Blake Ross, Firefox wunderkind, has the best analogy for the Apple versus the FBI debate.

There is a slim chance that there is data on a terrorist’s work phone, and the FBI wants Apple to allow a backdoor key.

An airline pilot locks the other pilot out so he can crash the plane into a mountain, and the airlines don’t add a backdoor key to the cockpit door.

They understand that there are too many bad people trying to get in, and it’s so rare that a good person is trying to get in that it’s not worth risking security with a backdoor key.

The security we encounter every day — when it works at all — is usually built out of shades of gray: Lock your door. Need more? Arm your alarm. Even more? Don’t feed Fido for a day. Marginal benefits, marginal costs.

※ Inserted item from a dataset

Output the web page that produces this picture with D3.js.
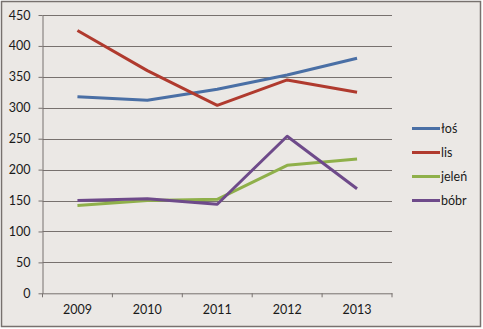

It’s easy to assume that digital security is just another spectrum, and politicians love to reinforce that — gray’s their favorite color. Every presidential candidate is offering the same Michael Scott solution: Let’s preserve everyone’s security at once! Give a little here, take a little there, half-pregnancies for all.

Unfortunately it’s not that complicated, which means it’s not that simple. Unbreakable phones are coming. We’ll have to decide who controls the cockpit: The captain? Or the cabin? Either choice has problems, but — I’m sorry, Aunt Congress — you crash if you pick 2.